• _Stated goal_
Print the first line of the material below and each line after it, exactly as written, ending with the line that contains "var minorTicks = [2020.5, 2025.5, 2030.5];".

• _Supplied data_
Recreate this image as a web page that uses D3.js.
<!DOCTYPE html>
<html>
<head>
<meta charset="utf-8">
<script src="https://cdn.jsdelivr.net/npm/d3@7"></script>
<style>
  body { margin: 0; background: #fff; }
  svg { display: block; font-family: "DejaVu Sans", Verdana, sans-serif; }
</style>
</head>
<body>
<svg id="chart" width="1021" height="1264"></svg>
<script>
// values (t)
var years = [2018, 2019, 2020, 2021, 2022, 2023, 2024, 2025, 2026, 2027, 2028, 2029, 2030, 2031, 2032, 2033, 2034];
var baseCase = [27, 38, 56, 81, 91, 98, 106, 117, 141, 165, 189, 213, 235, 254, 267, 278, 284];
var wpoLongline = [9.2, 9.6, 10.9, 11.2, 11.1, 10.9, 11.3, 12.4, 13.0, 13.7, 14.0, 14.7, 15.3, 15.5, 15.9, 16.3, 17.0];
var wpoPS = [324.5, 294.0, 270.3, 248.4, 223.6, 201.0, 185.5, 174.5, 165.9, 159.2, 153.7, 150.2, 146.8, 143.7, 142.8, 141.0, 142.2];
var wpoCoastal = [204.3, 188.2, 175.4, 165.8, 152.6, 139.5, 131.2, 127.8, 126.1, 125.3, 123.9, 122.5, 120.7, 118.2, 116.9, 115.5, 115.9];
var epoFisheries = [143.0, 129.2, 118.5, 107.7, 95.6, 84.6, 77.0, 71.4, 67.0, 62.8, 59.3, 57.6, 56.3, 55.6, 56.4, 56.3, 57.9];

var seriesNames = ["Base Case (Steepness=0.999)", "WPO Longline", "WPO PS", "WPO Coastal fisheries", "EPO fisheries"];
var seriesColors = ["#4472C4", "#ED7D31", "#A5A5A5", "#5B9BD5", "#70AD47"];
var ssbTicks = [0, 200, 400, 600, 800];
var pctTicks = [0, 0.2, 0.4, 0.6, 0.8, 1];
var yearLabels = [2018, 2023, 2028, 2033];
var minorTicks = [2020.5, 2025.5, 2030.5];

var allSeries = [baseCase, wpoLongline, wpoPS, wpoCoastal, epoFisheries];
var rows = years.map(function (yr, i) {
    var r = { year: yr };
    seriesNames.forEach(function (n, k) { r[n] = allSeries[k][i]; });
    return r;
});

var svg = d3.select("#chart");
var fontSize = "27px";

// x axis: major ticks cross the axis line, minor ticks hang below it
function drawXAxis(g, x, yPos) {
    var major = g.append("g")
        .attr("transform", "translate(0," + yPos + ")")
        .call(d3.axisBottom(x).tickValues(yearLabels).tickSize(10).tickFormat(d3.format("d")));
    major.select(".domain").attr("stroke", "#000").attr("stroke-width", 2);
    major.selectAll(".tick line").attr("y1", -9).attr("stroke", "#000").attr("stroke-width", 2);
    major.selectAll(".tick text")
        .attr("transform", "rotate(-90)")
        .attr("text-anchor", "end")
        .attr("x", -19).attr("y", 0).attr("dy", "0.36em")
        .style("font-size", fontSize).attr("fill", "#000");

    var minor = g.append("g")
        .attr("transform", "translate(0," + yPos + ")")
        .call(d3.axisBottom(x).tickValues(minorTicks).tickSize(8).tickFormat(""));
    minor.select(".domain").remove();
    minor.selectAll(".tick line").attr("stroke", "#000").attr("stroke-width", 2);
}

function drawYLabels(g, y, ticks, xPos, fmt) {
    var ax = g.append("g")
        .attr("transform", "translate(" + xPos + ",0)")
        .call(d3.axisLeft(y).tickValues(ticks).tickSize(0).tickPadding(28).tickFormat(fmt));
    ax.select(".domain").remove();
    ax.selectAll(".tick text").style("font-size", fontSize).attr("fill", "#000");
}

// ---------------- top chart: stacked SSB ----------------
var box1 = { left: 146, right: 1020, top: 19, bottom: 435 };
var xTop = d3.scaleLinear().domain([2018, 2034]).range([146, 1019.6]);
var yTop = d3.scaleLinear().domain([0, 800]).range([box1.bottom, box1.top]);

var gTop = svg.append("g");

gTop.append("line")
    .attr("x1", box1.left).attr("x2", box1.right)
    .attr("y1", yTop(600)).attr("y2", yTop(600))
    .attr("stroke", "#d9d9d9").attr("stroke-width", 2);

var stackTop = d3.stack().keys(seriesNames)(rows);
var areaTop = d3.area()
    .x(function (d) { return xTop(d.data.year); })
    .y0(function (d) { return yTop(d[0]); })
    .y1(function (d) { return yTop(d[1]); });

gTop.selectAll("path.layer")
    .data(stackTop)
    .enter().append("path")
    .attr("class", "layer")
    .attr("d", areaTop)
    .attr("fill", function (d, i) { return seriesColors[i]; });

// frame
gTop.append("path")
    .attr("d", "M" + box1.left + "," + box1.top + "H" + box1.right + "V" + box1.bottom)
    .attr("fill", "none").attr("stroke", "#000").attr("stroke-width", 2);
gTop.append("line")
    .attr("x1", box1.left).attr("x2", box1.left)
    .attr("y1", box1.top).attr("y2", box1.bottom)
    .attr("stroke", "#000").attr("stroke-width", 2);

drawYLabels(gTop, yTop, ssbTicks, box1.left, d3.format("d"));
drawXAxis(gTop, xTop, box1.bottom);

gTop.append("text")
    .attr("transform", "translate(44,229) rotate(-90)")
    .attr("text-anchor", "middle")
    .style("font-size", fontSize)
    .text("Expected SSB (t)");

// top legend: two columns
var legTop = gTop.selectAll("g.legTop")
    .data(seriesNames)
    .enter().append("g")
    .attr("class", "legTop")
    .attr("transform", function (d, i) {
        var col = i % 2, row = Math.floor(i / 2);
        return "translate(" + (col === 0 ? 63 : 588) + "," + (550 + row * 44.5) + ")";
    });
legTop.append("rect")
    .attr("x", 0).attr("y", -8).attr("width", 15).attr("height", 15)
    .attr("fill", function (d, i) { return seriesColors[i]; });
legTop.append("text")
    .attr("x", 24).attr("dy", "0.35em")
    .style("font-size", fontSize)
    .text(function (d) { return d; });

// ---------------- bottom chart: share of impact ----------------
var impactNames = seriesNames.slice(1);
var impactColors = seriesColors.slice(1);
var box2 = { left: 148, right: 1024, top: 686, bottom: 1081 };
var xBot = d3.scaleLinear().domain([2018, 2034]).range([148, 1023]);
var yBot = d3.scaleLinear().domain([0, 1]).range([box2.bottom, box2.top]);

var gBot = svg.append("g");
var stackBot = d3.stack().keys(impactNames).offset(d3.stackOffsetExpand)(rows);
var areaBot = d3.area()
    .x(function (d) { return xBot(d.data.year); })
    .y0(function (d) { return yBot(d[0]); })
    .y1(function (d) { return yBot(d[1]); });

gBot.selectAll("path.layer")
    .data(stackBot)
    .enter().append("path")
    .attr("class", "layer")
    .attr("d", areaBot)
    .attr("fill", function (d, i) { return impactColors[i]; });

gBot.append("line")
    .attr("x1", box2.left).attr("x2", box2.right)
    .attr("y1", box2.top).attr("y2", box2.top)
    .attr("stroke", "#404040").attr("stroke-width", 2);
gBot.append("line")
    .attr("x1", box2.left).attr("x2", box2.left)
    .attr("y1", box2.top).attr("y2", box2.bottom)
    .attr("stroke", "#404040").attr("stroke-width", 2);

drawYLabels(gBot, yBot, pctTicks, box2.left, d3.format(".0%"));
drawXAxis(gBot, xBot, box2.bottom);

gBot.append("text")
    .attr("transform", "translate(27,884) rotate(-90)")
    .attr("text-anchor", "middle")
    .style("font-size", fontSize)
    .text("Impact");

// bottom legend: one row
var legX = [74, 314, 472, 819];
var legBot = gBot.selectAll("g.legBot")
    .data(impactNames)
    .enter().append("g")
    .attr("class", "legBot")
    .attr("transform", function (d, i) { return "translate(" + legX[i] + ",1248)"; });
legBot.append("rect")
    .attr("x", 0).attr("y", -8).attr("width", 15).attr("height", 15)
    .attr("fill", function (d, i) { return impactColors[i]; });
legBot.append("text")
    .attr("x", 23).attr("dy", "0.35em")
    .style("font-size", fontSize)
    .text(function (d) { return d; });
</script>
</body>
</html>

• _Output for this task_
Recreate this image as a web page that uses D3.js.
<!DOCTYPE html>
<html>
<head>
<meta charset="utf-8">
<script src="https://cdn.jsdelivr.net/npm/d3@7"></script>
<style>
  body { margin: 0; background: #fff; }
  svg { display: block; font-family: "DejaVu Sans", Verdana, sans-serif; }
</style>
</head>
<body>
<svg id="chart" width="1021" height="1264"></svg>
<script>
// values (t)
var years = [2018, 2019, 2020, 2021, 2022, 2023, 2024, 2025, 2026, 2027, 2028, 2029, 2030, 2031, 2032, 2033, 2034];
var baseCase = [27, 38, 56, 81, 91, 98, 106, 117, 141, 165, 189, 213, 235, 254, 267, 278, 284];
var wpoLongline = [9.2, 9.6, 10.9, 11.2, 11.1, 10.9, 11.3, 12.4, 13.0, 13.7, 14.0, 14.7, 15.3, 15.5, 15.9, 16.3, 17.0];
var wpoPS = [324.5, 294.0, 270.3, 248.4, 223.6, 201.0, 185.5, 174.5, 165.9, 159.2, 153.7, 150.2, 146.8, 143.7, 142.8, 141.0, 142.2];
var wpoCoastal = [204.3, 188.2, 175.4, 165.8, 152.6, 139.5, 131.2, 127.8, 126.1, 125.3, 123.9, 122.5, 120.7, 118.2, 116.9, 115.5, 115.9];
var epoFisheries = [143.0, 129.2, 118.5, 107.7, 95.6, 84.6, 77.0, 71.4, 67.0, 62.8, 59.3, 57.6, 56.3, 55.6, 56.4, 56.3, 57.9];

var seriesNames = ["Base Case (Steepness=0.999)", "WPO Longline", "WPO PS", "WPO Coastal fisheries", "EPO fisheries"];
var seriesColors = ["#4472C4", "#ED7D31", "#A5A5A5", "#5B9BD5", "#70AD47"];
var ssbTicks = [0, 200, 400, 600, 800];
var pctTicks = [0, 0.2, 0.4, 0.6, 0.8, 1];
var yearLabels = [2018, 2023, 2028, 2033];
var minorTicks = [2020.5, 2025.5, 2030.5];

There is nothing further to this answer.